Henrik Ibsen, A Doll's House  


Page 12

In December, 1843, Dickens published the most popular and beloved of his works, A Christmas Carol, a work that expresses succinctly his "Carol philosophy." Scrooge has sacrificed joy, love, and beauty for the pursuit of money and is representative of a society whose economic philosophy dooms the less fortunate to lives of want and oppression. The ghosts help him to a Wordsworthian recollection of youth and the promise of a better being, and as a result, Scrooge's imagination is extended sympathetically beyond himself and he is redeemed. Dickens's vision of a society redeemed through love and generosity will haunt his works from now on. The alternative to this vision seems to be the threat of revolutionary violence we see in Brandy Rudge.

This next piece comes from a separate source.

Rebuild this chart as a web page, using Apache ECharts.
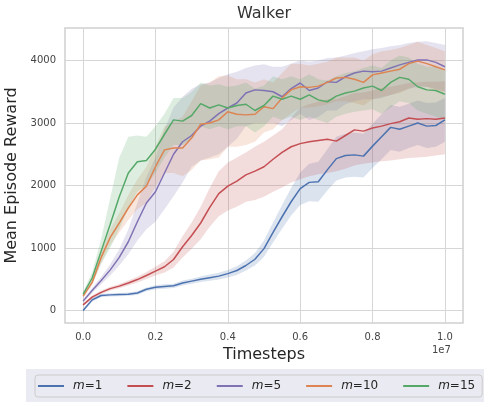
<!DOCTYPE html>
<html>
<head>
<meta charset="utf-8">
<script src="https://cdn.jsdelivr.net/npm/echarts@6/dist/echarts.min.js"></script>
<style>
  html, body { margin: 0; padding: 0; background: #fff; }
  #chart { width: 484px; height: 402px; }
</style>
</head>
<body>
<div id="chart"></div>
<script>
// x positions in units of 1e6 timesteps
const xSteps = [0,0.25,0.5,0.75,1,1.25,1.5,1.75,2,2.25,2.5,2.75,3,3.25,3.5,3.75,4,4.25,4.5,4.75,5,5.25,5.5,5.75,6,6.25,6.5,6.75,7,7.25,7.5,7.75,8,8.25,8.5,8.75,9,9.25,9.5,9.75,10];

// m=1
const m1Mean = [0,170,240,250,255,260,280,340,373,385,395,440,470,500,525,550,590,640,720,820,990,1250,1500,1740,1950,2050,2060,2250,2430,2480,2490,2470,2630,2780,2930,2900,2950,3000,2950,2960,3050];
const m1Low  = [-20,140,215,225,230,235,250,310,340,350,360,400,430,455,475,495,530,570,640,720,860,1090,1310,1520,1690,1750,1740,1920,2080,2130,2140,2130,2280,2420,2570,2540,2600,2650,2600,2620,2700];
const m1High = [20,200,265,275,280,290,310,370,405,420,430,480,510,545,575,605,650,710,800,920,1120,1410,1690,1960,2210,2350,2380,2580,2780,2830,2850,2830,2990,3140,3290,3260,3310,3360,3320,3330,3400];

// m=2
const m2Mean = [90,215,290,350,390,440,495,560,630,700,816,1020,1200,1400,1650,1870,1990,2070,2170,2230,2300,2420,2530,2620,2670,2700,2720,2740,2710,2800,2890,2870,2920,2950,2990,3020,3080,3060,3070,3060,3080];
const m2Low  = [70,190,260,320,355,400,450,505,560,610,690,850,990,1140,1340,1510,1600,1660,1740,1770,1820,1900,1970,2050,2100,2150,2180,2200,2230,2270,2320,2350,2370,2390,2400,2420,2440,2450,2460,2480,2500];
const m2High = [110,240,320,380,425,480,540,615,700,790,940,1190,1410,1660,1960,2230,2370,2450,2530,2620,2700,2800,2900,3080,3250,3300,3340,3380,3380,3430,3480,3490,3520,3560,3580,3610,3640,3650,3660,3660,3670];

// m=5
const m5Mean = [150,320,480,650,850,1100,1420,1720,1900,2200,2500,2700,2800,2950,3030,3150,3240,3320,3480,3530,3520,3500,3420,3550,3640,3520,3560,3660,3650,3740,3800,3830,3820,3830,3880,3930,3970,4010,4010,3970,3900];
const m5Low  = [120,280,420,560,720,900,1120,1300,1420,1620,1830,2050,2300,2400,2450,2500,2620,2750,2950,3000,3000,3000,2950,3050,3150,3050,3100,3200,3200,3300,3350,3380,3380,3400,3450,3500,3550,3580,3580,3550,3500];
const m5High = [180,360,540,740,980,1300,1720,2140,2450,2900,3250,3420,3550,3620,3650,3720,3780,3820,3880,3920,3940,3900,3900,3950,4000,3980,4000,4040,4050,4080,4120,4150,4180,4200,4230,4250,4280,4300,4310,4280,4250];

// m=10
const m10Mean = [230,450,850,1170,1400,1640,1850,1990,2300,2570,2600,2600,2760,2980,3000,3050,3180,3140,3130,3140,3260,3230,3400,3530,3580,3570,3590,3650,3720,3730,3700,3650,3770,3800,3830,3860,3950,3990,3950,3900,3850];
const m10Low  = [200,400,760,1050,1250,1450,1620,1720,1980,2200,2200,2150,2250,2400,2420,2450,2620,2620,2650,2700,2850,2900,3050,3150,3250,3250,3270,3300,3350,3350,3320,3280,3380,3420,3450,3480,3550,3600,3580,3530,3500];
const m10High = [260,500,940,1300,1560,1850,2100,2300,2620,2950,3020,3100,3350,3600,3650,3750,3760,3700,3700,3650,3700,3650,3800,3950,3950,3920,3950,3980,4050,4050,4050,4000,4100,4150,4170,4200,4250,4300,4250,4200,4150];

// m=15
const m15Mean = [260,520,950,1380,1820,2200,2380,2400,2580,2820,3050,3030,3120,3310,3240,3290,3240,3280,3300,3200,3280,3430,3380,3430,3380,3450,3370,3340,3430,3480,3510,3560,3590,3520,3650,3730,3700,3580,3530,3520,3460];
const m15Low  = [220,430,750,1000,1300,1650,1900,2000,2200,2450,2650,2650,2750,2950,2900,2950,2900,2950,2950,2850,2950,3100,3050,3100,3050,3100,3050,3000,3100,3150,3180,3200,3220,3150,3250,3350,3320,3200,3150,3100,3050];
const m15High = [300,610,1150,1800,2450,2780,2800,2780,2950,3150,3400,3400,3500,3650,3600,3620,3580,3600,3650,3550,3600,3750,3700,3750,3700,3780,3700,3680,3750,3800,3830,3880,3920,3880,4000,4080,4050,3950,3900,3900,3850];

const seriesNames = ['m=1', 'm=2', 'm=5', 'm=10', 'm=15'];
const seriesColors = ['#4C72B0', '#C44E52', '#8172B3', '#DD8452', '#55A868'];
const means = [m1Mean, m2Mean, m5Mean, m10Mean, m15Mean];
const lows = [m1Low, m2Low, m5Low, m10Low, m15Low];
const highs = [m1High, m2High, m5High, m10High, m15High];

const chart = echarts.init(document.getElementById('chart'));
const FONT = 'DejaVu Sans';

function hexToRgba(hex, a) {
  const n = parseInt(hex.slice(1), 16);
  return 'rgba(' + (n >> 16) + ',' + ((n >> 8) & 255) + ',' + (n & 255) + ',' + a + ')';
}

// shaded band: one polygon per series, drawn through the axes
function bandSeries(i) {
  const lo = lows[i], hi = highs[i];
  return {
    type: 'custom',
    name: seriesNames[i] + ' band',
    silent: true,
    z: 1,
    data: xSteps.map((x, k) => [x * 1e6, lo[k], hi[k]]),
    encode: { x: 0, y: [1, 2] },
    renderItem: function (params, api) {
      if (params.dataIndex !== 0) return;
      const pts = [];
      for (let k = 0; k < xSteps.length; k++) pts.push(api.coord([xSteps[k] * 1e6, hi[k]]));
      for (let k = xSteps.length - 1; k >= 0; k--) pts.push(api.coord([xSteps[k] * 1e6, lo[k]]));
      return {
        type: 'polygon',
        shape: { points: pts },
        style: { fill: hexToRgba(seriesColors[i], 0.2), stroke: null }
      };
    }
  };
}

function lineSeries(i) {
  return {
    type: 'line',
    name: seriesNames[i],
    data: xSteps.map((x, k) => [x * 1e6, means[i][k]]),
    symbol: 'none',
    z: 3,
    color: seriesColors[i],
    lineStyle: { width: 1.5, color: seriesColors[i] }
  };
}

const series = [];
for (let i = 0; i < 5; i++) series.push(bandSeries(i));
for (let i = 0; i < 5; i++) series.push(lineSeries(i));

const HIDE = 'rgba(0,0,0,0)';
const GRID = '#d6d6d6';

chart.setOption({
  animation: false,
  backgroundColor: '#fff',
  textStyle: { fontFamily: FONT },
  title: [
    {
      text: 'Walker', left: 264, top: 6, textAlign: 'center', padding: 0,
      textStyle: { fontFamily: FONT, fontSize: 16, fontWeight: 'normal', color: '#333' }
    },
    {
      text: '1e7', left: 432, top: 345, padding: 0,
      textStyle: { fontFamily: FONT, fontSize: 10, fontWeight: 'normal', color: '#444' }
    }
  ],
  graphic: [
    { type: 'rect', left: 26, top: 369, shape: { width: 458, height: 33 }, style: { fill: '#EAEAF2' }, z: -1 }
  ],
  legend: {
    data: seriesNames,
    left: 35, top: 375,
    padding: [5, 7, 5, 3],
    itemGap: 25, itemWidth: 26, itemHeight: 2,
    icon: 'rect',
    backgroundColor: '#EAEAF2',
    borderColor: '#cccccc', borderWidth: 1, borderRadius: 3,
    formatter: name => '{it|m}{n|' + name.slice(1) + '}',
    textStyle: {
      fontFamily: FONT, fontSize: 12, color: '#262626',
      rich: {
        it: { fontFamily: FONT, fontSize: 12, fontStyle: 'italic', color: '#262626', padding: [0, 0, 0, 4] },
        n: { fontFamily: FONT, fontSize: 12, color: '#262626' }
      }
    }
  },
  grid: {
    left: 65, right: 21, top: 28, bottom: 79,
    containLabel: false, outerBoundsMode: 'none',
    show: true, borderColor: '#d0d0d0', borderWidth: 1.5, backgroundColor: '#fff'
  },
  xAxis: {
    type: 'value',
    min: -500000, max: 10500000, interval: 500000,
    name: 'Timesteps', nameLocation: 'middle', nameGap: 22,
    nameTextStyle: { fontFamily: FONT, fontSize: 16, color: '#262626' },
    axisLine: { show: false }, axisTick: { show: false },
    axisLabel: {
      margin: 9, fontFamily: FONT, fontSize: 10, color: '#444',
      formatter: v => (v >= 0 && v <= 1e7 && Math.abs(v % 2000000) < 1) ? (v / 1e7).toFixed(1) : ''
    },
    splitLine: { show: true, lineStyle: { width: 1, color: [HIDE, GRID, HIDE, HIDE] } }
  },
  yAxis: {
    type: 'value',
    min: -200, max: 4520, interval: 200,
    name: 'Mean Episode Reward', nameLocation: 'middle', nameGap: 37,
    nameTextStyle: { fontFamily: FONT, fontSize: 16, color: '#262626' },
    axisLine: { show: false }, axisTick: { show: false },
    axisLabel: {
      margin: 9, fontFamily: FONT, fontSize: 10, color: '#444',
      formatter: v => (v >= 0 && Math.abs(v % 1000) < 1) ? String(v) : ''
    },
    splitLine: { show: true, lineStyle: { width: 1, color: [HIDE, GRID, HIDE, HIDE, HIDE] } }
  },
  series: series
});
</script>
</body>
</html>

Dickens traveled to Italy in 1844-45 and then to Switzerland and Paris in 1846. His next Christmas book, The Chimes (1844), continued the assault on the economic philosophy exposed in A Christmas Carol. Dickens ridicules Malthusian philosophy and the economic theory that the poor have no right to anything beyond meager subsistence. He is coming increasingly to believe that the social problems in England are an inevitable byproduct of an economic philosophy that is fundamentally wrong-minded. The Cricket and the Hearth (1845) and The Battle of Life (1846) continue the Christmas books, and Pictures from Italy (1846) recounts Dickens's impressions of his Italian travel.